--- Start SOURCE DATA ---
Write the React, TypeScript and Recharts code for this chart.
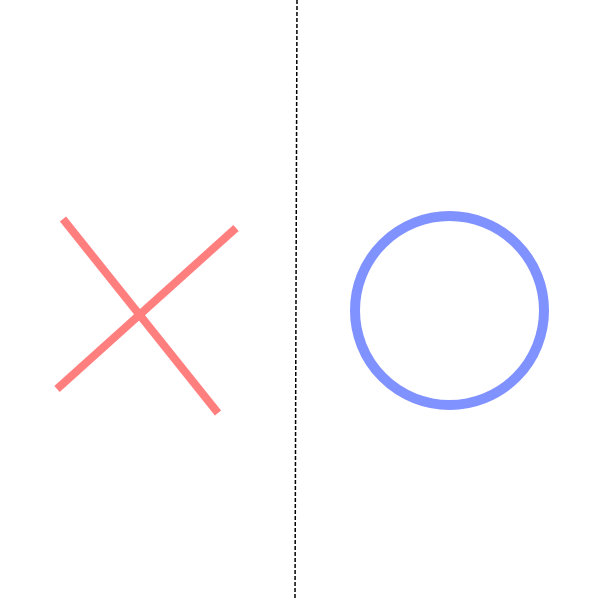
import { ComposedChart, Line, XAxis, YAxis, ReferenceDot } from 'recharts';

// Stroke of the "X" (two crossing strokes)
const strokeA = [
  { x: 63, y: 381 },
  { x: 218, y: 187 },
];
const strokeB = [
  { x: 57, y: 211 },
  { x: 236, y: 372 },
];

// Dashed divider
const divider = [
  { x: 297, y: 600 },
  { x: 295, y: 0 },
];

// Ring ("O")
const ringCenter = { x: 449.5, y: 289.5 };
const ringRadius = 94.5;

export default function App() {
  return (
    <div style={{ position: 'absolute', top: 0, left: 0, width: 600, height: 600, background: '#fff' }}>
      <ComposedChart width={600} height={600} margin={{ top: 0, right: 0, bottom: 0, left: 0 }}>
        <XAxis type="number" dataKey="x" domain={[0, 600]} hide />
        <YAxis type="number" dataKey="y" domain={[0, 600]} hide />
        <Line
          data={divider}
          dataKey="y"
          type="linear"
          stroke="#000"
          strokeWidth={1.5}
          strokeDasharray="4 2"
          dot={false}
          activeDot={false}
          isAnimationActive={false}
        />
        <Line
          data={strokeA}
          dataKey="y"
          type="linear"
          stroke="#ff7f7f"
          strokeWidth={8}
          dot={false}
          activeDot={false}
          isAnimationActive={false}
        />
        <Line
          data={strokeB}
          dataKey="y"
          type="linear"
          stroke="#ff7f7f"
          strokeWidth={8}
          dot={false}
          activeDot={false}
          isAnimationActive={false}
        />
        <ReferenceDot
          x={ringCenter.x}
          y={ringCenter.y}
          r={ringRadius}
          fill="none"
          stroke="#8092ff"
          strokeWidth={10}
          ifOverflow="visible"
        />
      </ComposedChart>
    </div>
  );
}
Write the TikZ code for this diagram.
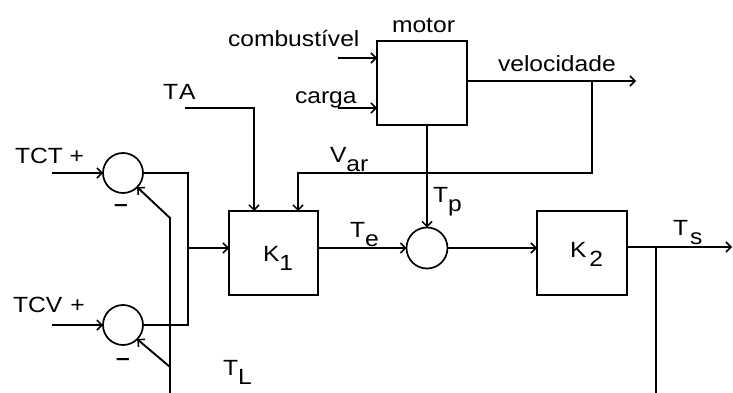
\documentclass[tikz,border=0pt]{standalone}
\usepackage{fontspec}
\setmainfont{Liberation Sans}[FakeStretch=1.12]
\usetikzlibrary{arrows.meta}
\newcommand{\lowr}[1]{\raisebox{-0.42em}{#1}}
\begin{document}
\begin{tikzpicture}[x=1pt,y=-1pt,
  every node/.style={font=\fontsize{22}{25}\selectfont, inner sep=0pt, outer sep=0pt},
  blk/.style={draw, line width=2pt, minimum width=89pt, minimum height=84pt},
  sumc/.style={draw, circle, line width=1.7pt, minimum size=40pt},
  lbl/.style={anchor=base west},
  wire/.style={line width=1.9pt},
  arr/.style={wire, -{Straight Barb[length=5pt,width=10pt,line width=1.5pt]}}]
\useasboundingbox (0,0) rectangle (733,393);
% blocks
\node[blk, minimum width=90pt] (motor) at (422,83) {};
\node[blk] (K1) at (273.5,253) {};
\node[blk, minimum width=90pt] (K2) at (582,253) {};
\node[sumc] (c1) at (123,173) {};
\node[sumc] (c2) at (123,325) {};
\node[sumc, minimum size=41pt] (c3) at (427,248) {};
% labels
\node[lbl] (lcomb) at (228,47) {combustível};
\node[lbl] (lcarga) at (295,103) {carga};
\node[lbl] (lmotor) at (392,33) {motor};
\node[lbl] (lvel) at (498,72) {velocidade};
\node[lbl] (lta) at (163,100) {T\hspace{1pt}A};
\node[lbl] (ltct) at (15,163) {TCT +};
\node[lbl] (ltcv) at (13,312) {TCV\hspace{8pt}+};
\node[lbl] (lvar) at (330,162) {V\lowr{ar}};
\node[lbl] (ltp) at (433,202) {T\lowr{p}};
\node[lbl] (lte) at (350,237) {T\lowr{e}};
\node[lbl] (lts) at (673,235) {T\hspace{2pt}\lowr{s}};
\node[lbl] (ltl) at (223,375) {T\lowr{L}};
\node[lbl] (lk1) at (263,261) {K\lowr{1}};
\node[lbl] (lk2) at (570,257) {K\hspace{3pt}\lowr{2}};
\node (m1) at (121,208) {\textbf{–}};
\node (m2) at (123,362) {\textbf{–}};
% coordinates
\coordinate (combIn) at (338,58);
\coordinate (cargaIn) at (338,108);
\coordinate (velOut) at (636,81);
\coordinate (tapV) at (592,81);
\coordinate (varC) at (592,173);
\coordinate (varL) at (298,173);
\coordinate (taS) at (185,108);
\coordinate (taC) at (254,108);
\coordinate (tctIn) at (52,173);
\coordinate (tcvIn) at (52,325);
\coordinate (j1) at (188,173);
\coordinate (j2) at (188,325);
\coordinate (jk) at (188,248);
\coordinate (tlB) at (170,393);
\coordinate (tlT) at (170,218);
\coordinate (tlM) at (170,367);
\coordinate (tsOut) at (732,247);
\coordinate (tsTap) at (656,247);
\coordinate (tsB) at (656,393);
% connectors
\draw[arr] (combIn) -- (motor.west |- combIn);
\draw[arr] (cargaIn) -- (motor.west |- cargaIn);
\draw[arr] (motor.east |- velOut) -- (velOut);
\draw[arr] (tapV) -- (varC) -- (varL) -- (varL |- K1.north);
\draw[arr] (taS) -- (taC) -- (taC |- K1.north);
\draw[arr] (c3 |- motor.south) -- (c3.north);
\draw[arr] (K1.east |- c3) -- (c3.west);
\draw[arr] (c3.east) -- (K2.west |- c3);
\draw[arr] (K2.east |- tsOut) -- (tsOut);
\draw[wire] (tsTap) -- (tsB);
\draw[arr] (tctIn) -- (c1.west);
\draw[arr] (tcvIn) -- (c2.west);
\draw[wire] (c1.east) -- (j1) -- (j2) -- (c2.east);
\draw[arr] (jk) -- (K1.west |- jk);
\draw[arr] (tlB) -- (tlT) -- (c1.-45);
\draw[arr] (tlM) -- (c2.-45);
\end{tikzpicture}
\end{document}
--- End SOURCE DATA ---
- **GIVEN PROBLEM**:
Extract the lines exactly, please: the first line of the listing, the line with "const ringRadius = 94.5;", and every line between them, but no pictures.

- **CORRECT RESULT**:
Write the React, TypeScript and Recharts code for this chart.
import { ComposedChart, Line, XAxis, YAxis, ReferenceDot } from 'recharts';

// Stroke of the "X" (two crossing strokes)
const strokeA = [
  { x: 63, y: 381 },
  { x: 218, y: 187 },
];
const strokeB = [
  { x: 57, y: 211 },
  { x: 236, y: 372 },
];

// Dashed divider
const divider = [
  { x: 297, y: 600 },
  { x: 295, y: 0 },
];

// Ring ("O")
const ringCenter = { x: 449.5, y: 289.5 };
const ringRadius = 94.5;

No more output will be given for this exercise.